The prayers are installments in an ongoing conversation with the Creator. It’s not asking for things, which is how many people perceive the genre (can I call it a genre?), but simply presenting the current predicaments. Within a context of appreciation and thanks, I should add. On behalf of us. That is, on behalf of the people in front of whom I am standing and speaking on a Sunday morning.

It’s a deep dive into who and where we are. It’s a tight-rope between the personal and the communal. The writing requires compassion and humanity; a belief in, and quest for, meaning making; humour and wit in service of spiritual dilemmas, in monologue form; and a personal, non-fiction, earthly approach. As you can tell, I’m still leaning on my literary saints. (To read more about John’s literary saints, John Steinbeck, Richard Wilbur, Christopher Fry and John McPhee, please read Part Two in his series of two posts.)

Here’s the rub, though. The prayers are a different thing altogether, to my mind, from the poetry that I write. But as careful as I have been to name them prayers, and to distinguish these from my poetry, no one else seems to bother.

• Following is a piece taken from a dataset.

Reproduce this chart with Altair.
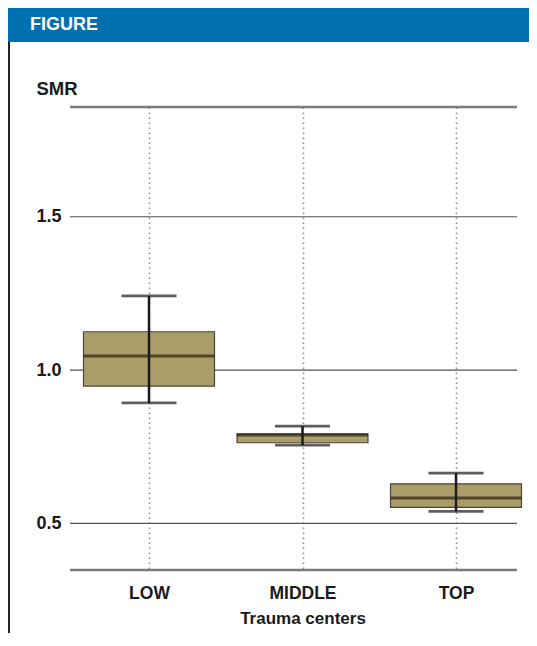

In a sense, it has always been thus. An audience in the seats of a reading can’t seem to tell the difference between my poetry and the non-fiction. To them it is all poetry. Or so they say. Readers tell me the same thing, especially if they have heard me read. I take this as a compliment. And though I’d like to maintain a distinction between genres, should I care? In the end, it’s all simply writing. A scrawl on a page. A voice in the wilderness of what it means to be human. Maybe it’s the voice that is the common denominator.

I have very little to contribute directly to the conversation about poetry as prayer, or poetry as definitely not prayer, other than my particular experience. Maybe everything I’ve ever written is a kind of prayer, even though it was not intended as such and I don’t consider it to be. Maybe that’s what writing is. When we write, we’re talking. When we’re talking, we’re talking to someone other than ourselves. We are talking so that we may be heard.

Canadian Summer Psalm 23

Creator Guide, I have
most everything I want,
my needs are more
than simply met,

you’ve more than simply earned
my trust.

You invite these tired bones
to lie down in the grass,

You take me to your favourite
camping spot
by the lake
to watch the water’s surface
turn to glass
at sunset.

You restore
body and soul
with tree and leaf,
with sand and soil and rock,
cloud and breeze.

You lead me
ever on
the narrow path
that is blazed for my feet
through the wood of this world,

for your own sake,
your own reasons,

which I see

but dimly and fleetingly,
between the trees.

Ha! Even though
I go barefoot
through the darkest dense forest
with shadows only
for company,

and must squeeze myself
between the rock
of my mortality
and the hard place
of never ever wanting to leave
life and its beauty

I swallow my fear
of anything bad happening

because you’re here:

your carved walking stick
and your trusty hatchet
are a comfort.

You gather firewood
and prepare
a veritable banquet
of wild edibles
in the presence
of every demon
black dog and dementor
I have ever faced.

You wash my hair in the lake.

My tin camp cup overflows.

I can hardly believe
how confident I feel
that this goodness
and the mercy that falls
as a light rain
with the sun shining through
will accompany and surround me
ll the days I have left to live

and I will dwell
inside the tent
of my wilderness guide
and trek companion

and the circle
will be unbroken
n around the campfire,
and there will be no more pain or sorrow
on all your holy mountain,
or in the streets of this city,

and we will sit on logs and tree stumps
together again,
listening to the sounds
of creation restored,

singing folk songs,
gazing into
the pentecostal flames.

John Terpstra for Recovering Words. A previous version was published in the, July 13th, 2022


  1. Gisela Ruebsaat
    Posted February 19, 2024 at 11:42 pm | Permalink

    A lovely tribute and thought provoking. Talking and praying…

  2. Richard Osler
    Posted February 26, 2024 at 11:17 am | Permalink

    Gisela: So happy to see your comment. So grateful for the readers of my blog! Encourages me to keep going!